INSTRUCTION. Write out each line exactly as given. Leave the pictures out of your copy.

--------------------

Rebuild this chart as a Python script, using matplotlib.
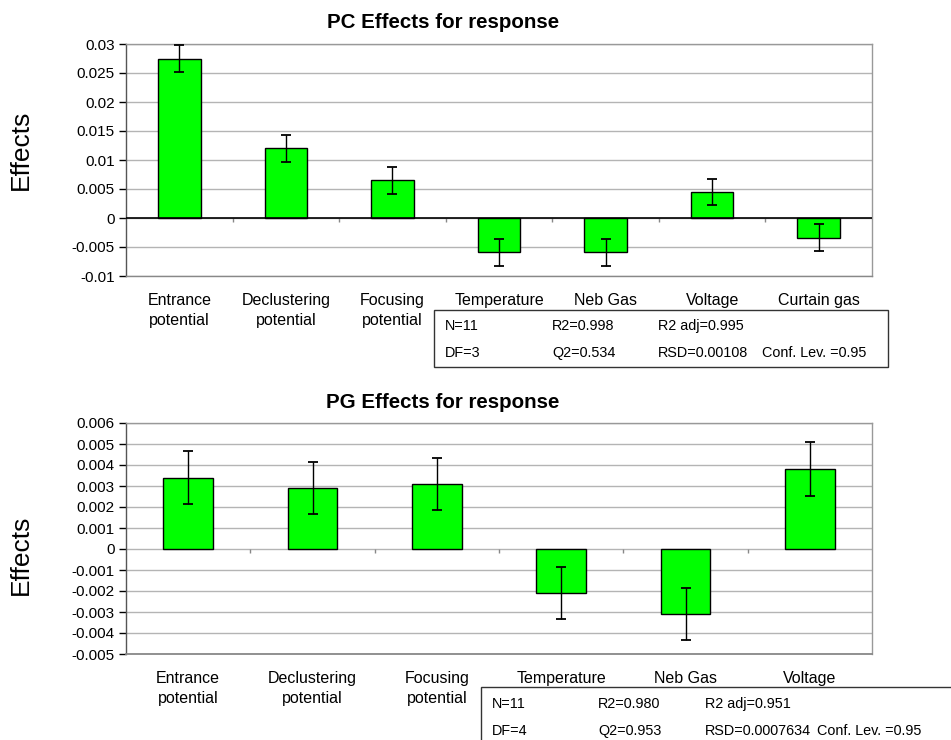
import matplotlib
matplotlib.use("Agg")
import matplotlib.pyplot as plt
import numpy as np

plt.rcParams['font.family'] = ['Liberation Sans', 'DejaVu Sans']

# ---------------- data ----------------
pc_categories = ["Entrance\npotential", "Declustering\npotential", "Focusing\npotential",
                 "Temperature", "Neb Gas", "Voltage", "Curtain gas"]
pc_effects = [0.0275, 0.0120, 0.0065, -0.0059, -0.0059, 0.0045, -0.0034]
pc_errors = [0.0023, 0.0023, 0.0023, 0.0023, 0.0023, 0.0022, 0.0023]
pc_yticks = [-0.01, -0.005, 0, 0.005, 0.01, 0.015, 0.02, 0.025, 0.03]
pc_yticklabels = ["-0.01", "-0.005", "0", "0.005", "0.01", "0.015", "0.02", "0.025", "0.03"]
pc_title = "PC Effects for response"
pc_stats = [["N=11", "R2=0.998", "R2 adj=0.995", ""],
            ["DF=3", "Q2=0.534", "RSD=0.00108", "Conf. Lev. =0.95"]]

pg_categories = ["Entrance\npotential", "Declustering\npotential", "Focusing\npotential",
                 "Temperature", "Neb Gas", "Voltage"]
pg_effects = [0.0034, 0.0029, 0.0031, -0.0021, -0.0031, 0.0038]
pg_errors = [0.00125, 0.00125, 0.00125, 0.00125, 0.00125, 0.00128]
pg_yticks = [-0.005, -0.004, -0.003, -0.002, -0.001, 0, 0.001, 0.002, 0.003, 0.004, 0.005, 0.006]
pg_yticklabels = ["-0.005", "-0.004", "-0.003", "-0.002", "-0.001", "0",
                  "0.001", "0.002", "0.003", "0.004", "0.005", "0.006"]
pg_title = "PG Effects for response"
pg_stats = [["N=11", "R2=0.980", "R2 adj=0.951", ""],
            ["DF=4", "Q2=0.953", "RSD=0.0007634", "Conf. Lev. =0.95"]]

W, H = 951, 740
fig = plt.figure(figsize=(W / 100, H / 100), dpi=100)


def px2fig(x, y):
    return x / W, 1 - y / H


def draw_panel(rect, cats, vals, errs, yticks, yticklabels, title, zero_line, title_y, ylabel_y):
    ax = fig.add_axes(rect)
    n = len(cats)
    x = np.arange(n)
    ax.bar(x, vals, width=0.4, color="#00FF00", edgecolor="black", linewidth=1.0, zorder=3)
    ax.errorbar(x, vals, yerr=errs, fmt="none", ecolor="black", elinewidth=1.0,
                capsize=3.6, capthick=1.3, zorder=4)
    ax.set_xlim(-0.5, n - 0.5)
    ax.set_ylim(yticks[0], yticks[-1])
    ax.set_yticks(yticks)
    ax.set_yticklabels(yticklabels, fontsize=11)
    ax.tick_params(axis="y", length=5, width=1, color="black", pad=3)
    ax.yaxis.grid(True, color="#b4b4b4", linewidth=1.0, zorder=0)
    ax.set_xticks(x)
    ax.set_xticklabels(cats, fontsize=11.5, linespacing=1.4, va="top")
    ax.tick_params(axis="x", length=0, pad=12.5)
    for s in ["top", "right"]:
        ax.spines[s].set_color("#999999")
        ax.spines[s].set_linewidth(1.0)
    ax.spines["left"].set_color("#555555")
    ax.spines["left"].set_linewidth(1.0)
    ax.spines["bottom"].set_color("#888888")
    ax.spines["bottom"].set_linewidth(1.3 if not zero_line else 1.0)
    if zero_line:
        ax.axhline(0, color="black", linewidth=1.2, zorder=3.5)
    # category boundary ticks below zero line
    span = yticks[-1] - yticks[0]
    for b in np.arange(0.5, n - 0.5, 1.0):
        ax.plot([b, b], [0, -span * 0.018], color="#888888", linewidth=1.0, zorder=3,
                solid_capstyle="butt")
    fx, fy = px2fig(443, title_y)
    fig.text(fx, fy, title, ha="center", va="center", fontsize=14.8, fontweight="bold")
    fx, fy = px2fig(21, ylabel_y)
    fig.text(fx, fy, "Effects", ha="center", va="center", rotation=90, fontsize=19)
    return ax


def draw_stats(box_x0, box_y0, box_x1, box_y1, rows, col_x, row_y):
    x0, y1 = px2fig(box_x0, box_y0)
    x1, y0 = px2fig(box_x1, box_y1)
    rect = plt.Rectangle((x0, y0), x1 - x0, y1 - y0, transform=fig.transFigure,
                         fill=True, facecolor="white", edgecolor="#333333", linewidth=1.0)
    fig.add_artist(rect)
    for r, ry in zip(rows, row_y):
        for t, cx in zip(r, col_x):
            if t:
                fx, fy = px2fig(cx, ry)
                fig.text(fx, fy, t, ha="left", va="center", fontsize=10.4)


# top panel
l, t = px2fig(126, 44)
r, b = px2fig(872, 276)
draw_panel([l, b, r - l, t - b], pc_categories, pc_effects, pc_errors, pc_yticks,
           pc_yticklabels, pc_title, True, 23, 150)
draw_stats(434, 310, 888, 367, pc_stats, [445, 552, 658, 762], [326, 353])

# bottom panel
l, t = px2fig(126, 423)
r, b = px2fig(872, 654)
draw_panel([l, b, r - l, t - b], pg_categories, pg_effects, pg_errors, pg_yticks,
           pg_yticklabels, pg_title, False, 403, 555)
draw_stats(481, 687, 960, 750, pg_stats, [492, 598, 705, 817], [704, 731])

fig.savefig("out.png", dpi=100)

--------------------

SOLUTION TO THIS EXERCISE.
Rebuild this chart as a Python script, using matplotlib.
import matplotlib
matplotlib.use("Agg")
import matplotlib.pyplot as plt
import numpy as np

plt.rcParams['font.family'] = ['Liberation Sans', 'DejaVu Sans']

# ---------------- data ----------------
pc_categories = ["Entrance\npotential", "Declustering\npotential", "Focusing\npotential",
                 "Temperature", "Neb Gas", "Voltage", "Curtain gas"]
pc_effects = [0.0275, 0.0120, 0.0065, -0.0059, -0.0059, 0.0045, -0.0034]
pc_errors = [0.0023, 0.0023, 0.0023, 0.0023, 0.0023, 0.0022, 0.0023]
pc_yticks = [-0.01, -0.005, 0, 0.005, 0.01, 0.015, 0.02, 0.025, 0.03]
pc_yticklabels = ["-0.01", "-0.005", "0", "0.005", "0.01", "0.015", "0.02", "0.025", "0.03"]
pc_title = "PC Effects for response"
pc_stats = [["N=11", "R2=0.998", "R2 adj=0.995", ""],
            ["DF=3", "Q2=0.534", "RSD=0.00108", "Conf. Lev. =0.95"]]

pg_categories = ["Entrance\npotential", "Declustering\npotential", "Focusing\npotential",
                 "Temperature", "Neb Gas", "Voltage"]
pg_effects = [0.0034, 0.0029, 0.0031, -0.0021, -0.0031, 0.0038]
pg_errors = [0.00125, 0.00125, 0.00125, 0.00125, 0.00125, 0.00128]
pg_yticks = [-0.005, -0.004, -0.003, -0.002, -0.001, 0, 0.001, 0.002, 0.003, 0.004, 0.005, 0.006]
pg_yticklabels = ["-0.005", "-0.004", "-0.003", "-0.002", "-0.001", "0",
                  "0.001", "0.002", "0.003", "0.004", "0.005", "0.006"]
pg_title = "PG Effects for response"
pg_stats = [["N=11", "R2=0.980", "R2 adj=0.951", ""],
            ["DF=4", "Q2=0.953", "RSD=0.0007634", "Conf. Lev. =0.95"]]

W, H = 951, 740
fig = plt.figure(figsize=(W / 100, H / 100), dpi=100)


def px2fig(x, y):
    return x / W, 1 - y / H


def draw_panel(rect, cats, vals, errs, yticks, yticklabels, title, zero_line, title_y, ylabel_y):
    ax = fig.add_axes(rect)
    n = len(cats)
    x = np.arange(n)
    ax.bar(x, vals, width=0.4, color="#00FF00", edgecolor="black", linewidth=1.0, zorder=3)
    ax.errorbar(x, vals, yerr=errs, fmt="none", ecolor="black", elinewidth=1.0,
                capsize=3.6, capthick=1.3, zorder=4)
    ax.set_xlim(-0.5, n - 0.5)
    ax.set_ylim(yticks[0], yticks[-1])
    ax.set_yticks(yticks)
    ax.set_yticklabels(yticklabels, fontsize=11)
    ax.tick_params(axis="y", length=5, width=1, color="black", pad=3)
    ax.yaxis.grid(True, color="#b4b4b4", linewidth=1.0, zorder=0)
    ax.set_xticks(x)
    ax.set_xticklabels(cats, fontsize=11.5, linespacing=1.4, va="top")
    ax.tick_params(axis="x", length=0, pad=12.5)
    for s in ["top", "right"]:
        ax.spines[s].set_color("#999999")
        ax.spines[s].set_linewidth(1.0)
    ax.spines["left"].set_color("#555555")
    ax.spines["left"].set_linewidth(1.0)
    ax.spines["bottom"].set_color("#888888")
    ax.spines["bottom"].set_linewidth(1.3 if not zero_line else 1.0)
    if zero_line:
        ax.axhline(0, color="black", linewidth=1.2, zorder=3.5)
    # category boundary ticks below zero line
    span = yticks[-1] - yticks[0]
    for b in np.arange(0.5, n - 0.5, 1.0):
        ax.plot([b, b], [0, -span * 0.018], color="#888888", linewidth=1.0, zorder=3,
                solid_capstyle="butt")
    fx, fy = px2fig(443, title_y)
    fig.text(fx, fy, title, ha="center", va="center", fontsize=14.8, fontweight="bold")
    fx, fy = px2fig(21, ylabel_y)
    fig.text(fx, fy, "Effects", ha="center", va="center", rotation=90, fontsize=19)
    return ax


def draw_stats(box_x0, box_y0, box_x1, box_y1, rows, col_x, row_y):
    x0, y1 = px2fig(box_x0, box_y0)
    x1, y0 = px2fig(box_x1, box_y1)
    rect = plt.Rectangle((x0, y0), x1 - x0, y1 - y0, transform=fig.transFigure,
                         fill=True, facecolor="white", edgecolor="#333333", linewidth=1.0)
    fig.add_artist(rect)
    for r, ry in zip(rows, row_y):
        for t, cx in zip(r, col_x):
            if t:
                fx, fy = px2fig(cx, ry)
                fig.text(fx, fy, t, ha="left", va="center", fontsize=10.4)


# top panel
l, t = px2fig(126, 44)
r, b = px2fig(872, 276)
draw_panel([l, b, r - l, t - b], pc_categories, pc_effects, pc_errors, pc_yticks,
           pc_yticklabels, pc_title, True, 23, 150)
draw_stats(434, 310, 888, 367, pc_stats, [445, 552, 658, 762], [326, 353])

# bottom panel
l, t = px2fig(126, 423)
r, b = px2fig(872, 654)
draw_panel([l, b, r - l, t - b], pg_categories, pg_effects, pg_errors, pg_yticks,
           pg_yticklabels, pg_title, False, 403, 555)
draw_stats(481, 687, 960, 750, pg_stats, [492, 598, 705, 817], [704, 731])

fig.savefig("out.png", dpi=100)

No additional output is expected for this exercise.